Dass es auch anders geht, offenbart der Vergleich mit den in Deutschland auf einer ähnlichen Rechtsbasis veröffentlichten Berichten: Die Fallhöhe ist hier in mancherlei Hinsicht eine hohe. Wer als Hauptverantwortlicher für dieses kritische Fazit zu identifizieren ist? Nun, vom bereits angesprochenen hiesigen Gesetzgeber ist man auf dem Gebiet des Bilanzrechts inzwischen Enttäuschungen gewöhnt. Anders verhält es sich im Hinblick auf die berichtspflichtigen Unternehmen selbst, die spätestens seit 2014 von den bevorstehenden Entwicklungen wussten, nicht selten aber zu einem großen Teil erst im Laufe des Jahres 2017 mit entsprechenden Vorkehrungen für die Umsetzung begannen. In Anbetracht der Komplexität eines ernstzunehmenden Nachhaltigkeitsmanagements ein mit so wenig Vorlaufzeit kaum bewältigbares Unterfangen. Hier lagen gravierende Fehleinschätzungen vor.

Was allerdings am kritischsten zu beurteilen ist: Den Unternehmen vermeintlich zu Hilfe kam eine Vielzahl an Beratern und Prüfungsdienstleistern, die hier eine neue Geschäftsmöglichkeit sahen und mit einigem Geschick aus der Not der Praxis (kommerziellen) Nutzen ziehen wollten. Nun sind diese allerdings zugleich maßgeblich in den hiesigen Standardsettern engagiert, die in dem fachlichen Diskurs, vor allem der Gesetzesinterpretation, Deutungshoheit beanspruchen (sich also die "eigene Spielregeln" schaffen).

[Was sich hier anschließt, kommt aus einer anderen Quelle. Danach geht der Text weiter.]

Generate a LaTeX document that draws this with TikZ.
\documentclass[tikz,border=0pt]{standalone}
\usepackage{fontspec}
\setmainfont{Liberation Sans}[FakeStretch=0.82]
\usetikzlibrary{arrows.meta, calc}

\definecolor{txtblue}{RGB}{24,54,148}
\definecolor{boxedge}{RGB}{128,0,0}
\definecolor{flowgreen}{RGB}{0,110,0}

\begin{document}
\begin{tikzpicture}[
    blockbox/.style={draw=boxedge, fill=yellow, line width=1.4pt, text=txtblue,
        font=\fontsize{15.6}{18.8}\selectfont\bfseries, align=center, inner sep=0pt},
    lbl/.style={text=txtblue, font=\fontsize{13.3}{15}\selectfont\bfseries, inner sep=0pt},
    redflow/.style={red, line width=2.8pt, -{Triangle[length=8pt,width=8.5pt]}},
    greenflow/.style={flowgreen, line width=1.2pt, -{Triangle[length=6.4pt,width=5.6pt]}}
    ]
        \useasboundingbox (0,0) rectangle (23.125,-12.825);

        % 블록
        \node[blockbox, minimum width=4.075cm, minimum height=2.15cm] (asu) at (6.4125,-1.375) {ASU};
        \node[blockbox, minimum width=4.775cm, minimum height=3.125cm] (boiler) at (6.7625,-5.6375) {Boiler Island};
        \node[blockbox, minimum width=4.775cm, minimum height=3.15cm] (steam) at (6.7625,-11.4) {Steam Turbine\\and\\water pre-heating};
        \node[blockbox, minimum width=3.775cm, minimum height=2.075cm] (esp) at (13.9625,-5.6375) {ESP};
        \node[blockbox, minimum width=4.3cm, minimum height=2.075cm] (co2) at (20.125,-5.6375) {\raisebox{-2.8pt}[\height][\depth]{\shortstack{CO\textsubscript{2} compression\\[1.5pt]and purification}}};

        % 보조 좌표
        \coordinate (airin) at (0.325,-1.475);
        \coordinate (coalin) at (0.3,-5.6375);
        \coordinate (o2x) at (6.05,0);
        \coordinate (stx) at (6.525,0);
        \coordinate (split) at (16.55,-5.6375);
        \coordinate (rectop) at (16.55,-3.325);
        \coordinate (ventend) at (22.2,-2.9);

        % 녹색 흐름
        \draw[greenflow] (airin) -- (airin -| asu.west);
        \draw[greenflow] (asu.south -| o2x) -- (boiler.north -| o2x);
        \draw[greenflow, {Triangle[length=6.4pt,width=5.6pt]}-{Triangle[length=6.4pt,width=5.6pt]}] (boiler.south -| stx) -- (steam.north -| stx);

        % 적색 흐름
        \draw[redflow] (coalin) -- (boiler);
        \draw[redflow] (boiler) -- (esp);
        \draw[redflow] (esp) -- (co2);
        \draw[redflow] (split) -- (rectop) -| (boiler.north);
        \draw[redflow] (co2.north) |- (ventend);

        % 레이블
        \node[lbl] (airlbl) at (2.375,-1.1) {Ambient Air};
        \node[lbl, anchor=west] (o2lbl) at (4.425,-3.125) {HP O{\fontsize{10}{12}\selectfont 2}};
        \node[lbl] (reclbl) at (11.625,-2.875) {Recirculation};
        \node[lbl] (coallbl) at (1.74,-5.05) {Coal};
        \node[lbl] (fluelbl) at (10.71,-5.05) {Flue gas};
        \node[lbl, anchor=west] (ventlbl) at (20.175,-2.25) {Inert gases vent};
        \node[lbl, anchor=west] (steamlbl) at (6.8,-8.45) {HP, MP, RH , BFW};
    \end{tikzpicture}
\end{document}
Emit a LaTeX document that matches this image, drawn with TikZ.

So konnte dieser Diskurs tatsächlich in eine Richtung gelenkt werden, die aber letztendlich der Sache keinen guten Dienst erwiesen hat: Sogenannte "Facharbeiten" erweckten jüngst bisweilen den Eindruck, intentional im Nebulösen bleiben zu wollen, um so fast jede beliebige Interpretation bei der Rechtsanwendung zuzulassen - und damit den Beratungs-Spielraum zu erhöhen und zugleich die Mühen und Verantwortlichkeiten der Prüfer auf ein komfortables Minimum zu reduzieren.

Kritische Kernfragen ausgespart

Die kritischen und unangenehmen Kernfragen wurden jedoch ausgespart, von sachorientierten "Anwendungshilfen" keine Spur. All dies freilich aus nachvollziehbaren Eigeninteressen, wie selbst Vertreter dieser Berufsgruppen einräumen; oft vielleicht im Sinne einer "Win-win-Situation", obschon entgegen dem Gesetzessinne, in manchen Punkten aber sogar entgegen Interessen der Unternehmen und der Qualität ihrer Berichte (Stichwort: Aufstellungsfrist für den nichtfinanziellen Bericht).

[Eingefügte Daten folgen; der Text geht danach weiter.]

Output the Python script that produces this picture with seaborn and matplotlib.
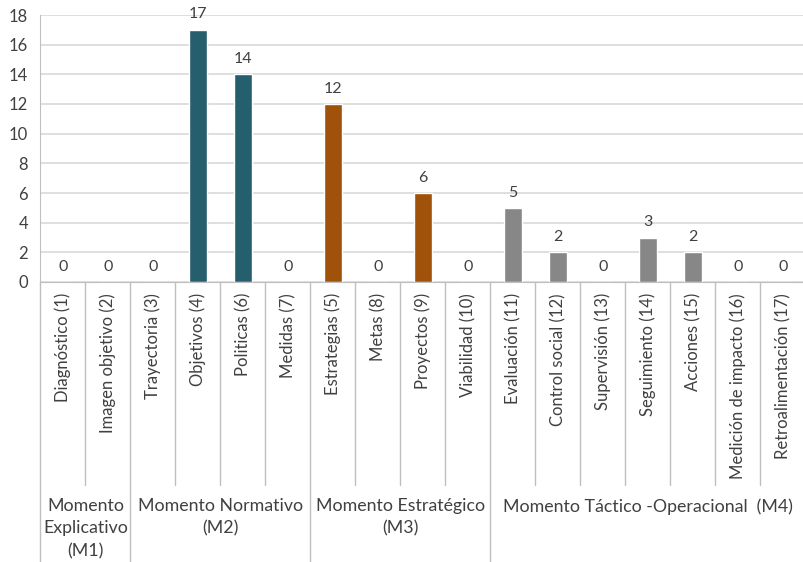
import matplotlib
matplotlib.use("Agg")
import matplotlib.pyplot as plt
import matplotlib.transforms as mtransforms
import seaborn as sns
import pandas as pd

categories = ["Diagnóstico (1)", "Imagen objetivo (2)", "Trayectoria (3)", "Objetivos (4)",
              "Politicas (6)", "Medidas (7)", "Estrategias (5)", "Metas (8)", "Proyectos (9)",
              "Viabilidad (10)", "Evaluación (11)", "Control social (12)", "Supervisión (13)",
              "Seguimiento (14)", "Acciones (15)", "Medición de impacto (16)", "Retroalimentación (17)"]
values = [0, 0, 0, 17, 14, 0, 12, 0, 6, 0, 5, 2, 0, 3, 2, 0, 0]
groups = ["M1", "M1", "M2", "M2", "M2", "M2", "M3", "M3", "M3", "M3",
          "M4", "M4", "M4", "M4", "M4", "M4", "M4"]
group_labels = {"M1": "Momento\nExplicativo\n(M1)",
                "M2": "Momento Normativo\n(M2)",
                "M3": "Momento Estratégico\n(M3)",
                "M4": "Momento Táctico -Operacional  (M4)"}
palette = {"M1": "#255E6D", "M2": "#255E6D", "M3": "#A0520A", "M4": "#878787"}
yticks = [0, 2, 4, 6, 8, 10, 12, 14, 16, 18]

sns.set_style("white")
plt.rcParams["font.family"] = ["Lato", "DejaVu Sans"]
TXT = "#404040"
GRID = "#D9D9D9"
LINE = "#BFBFBF"

df = pd.DataFrame({"cat": categories, "val": values, "grp": groups})

fig = plt.figure(figsize=(8.04, 5.62), dpi=100)
W, H = 804, 562
left_px, right_px, top_px, bot_px = 40.5, 805.5, 15, 282
ax = fig.add_axes([left_px / W, (H - bot_px) / H, (right_px - left_px) / W, (bot_px - top_px) / H])

sns.barplot(data=df, x="cat", y="val", hue="grp", palette=palette, dodge=False,
            width=0.4, ax=ax, legend=False, saturation=1)

ax.set_xlim(-0.5, len(categories) - 0.5)
ax.set_ylim(0, 18)
ax.set_yticks(yticks)
ax.set_yticklabels([str(t) for t in yticks], fontsize=12, color=TXT)
ax.yaxis.grid(True, color=GRID, linewidth=1.2)
ax.set_axisbelow(True)
ax.tick_params(axis="y", length=5, color=LINE, width=1, pad=4)
ax.tick_params(axis="x", length=0, pad=8)
ax.set_xticks(range(len(categories)))
ax.set_xticklabels(categories, rotation=90, fontsize=12, color=TXT, va="top", ha="center")
ax.set_xlabel("")
ax.set_ylabel("")
for s in ["top", "right"]:
    ax.spines[s].set_visible(False)
ax.spines["left"].set_color(LINE)
ax.spines["bottom"].set_color(LINE)
ax.spines["left"].set_bounds(0, 18)

# value labels
for i, v in enumerate(values):
    ax.annotate(str(v), (i, v), xytext=(0, 6), textcoords="offset points",
                ha="center", va="bottom", fontsize=11.5, color=TXT)

# separators
trans = mtransforms.blended_transform_factory(ax.transData, ax.transAxes)
inner_bot = -(485 - bot_px) / (bot_px - top_px)
outer_bot = -(H - bot_px) / (bot_px - top_px)
ax.plot([-0.5, -0.5], [0, outer_bot], transform=trans, color=LINE, lw=1, clip_on=False)
for i in range(1, len(categories)):
    boundary = groups[i] != groups[i - 1]
    ax.plot([i - 0.5, i - 0.5], [0, outer_bot if boundary else inner_bot],
            transform=trans, color=LINE, lw=1, clip_on=False)

# group labels
label_y = -(498 - bot_px) / (bot_px - top_px)
seen = []
for g in groups:
    if g not in seen:
        seen.append(g)
for g in seen:
    idx = [i for i, gg in enumerate(groups) if gg == g]
    center = (idx[0] + idx[-1]) / 2
    ax.text(center, label_y, group_labels[g], transform=trans, ha="center", va="top",
            fontsize=12.8, color=TXT, linespacing=1.5)

fig.savefig("out.png", dpi=100)
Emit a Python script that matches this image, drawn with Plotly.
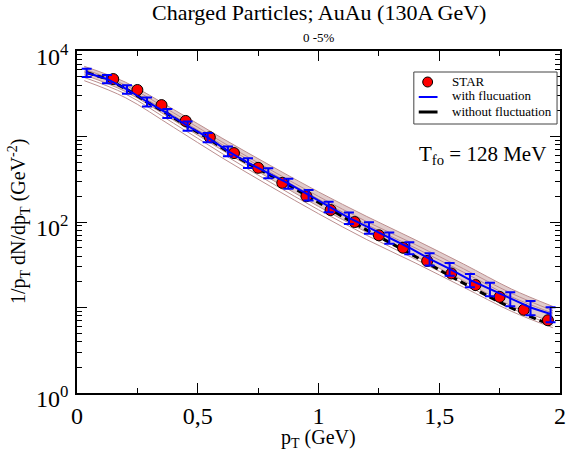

Ein solcher Zustand ist freilich untragbar, bereits im Hinblick auf die umrissene Governance-Problematik dieser Standardsetter. Er ist wohl eine Wurzel vieler der genannten Probleme; die gegenwärtig ganz konkret beobachtbaren Missstände unterstreichen dies. Gegen die nunmehr materialisierten Probleme bieten diese Einsichten keine unmittelbare Abhilfe.

Was immer die künftigen Entwicklungen bringen mögen (und es kann fast nur eine Verbesserung sein): So wird es wohl nichts mit der Rettung der Welt. Dafür müssen sich alle Beteiligten doch etwas mehr anstrengen. Es würde helfen, sich dabei vor Augen zu halten, um welche grundlegenden Zukunftsfragen es hinter den nicht immer ganz angenehmen Berichtspflichten eigentlich geht.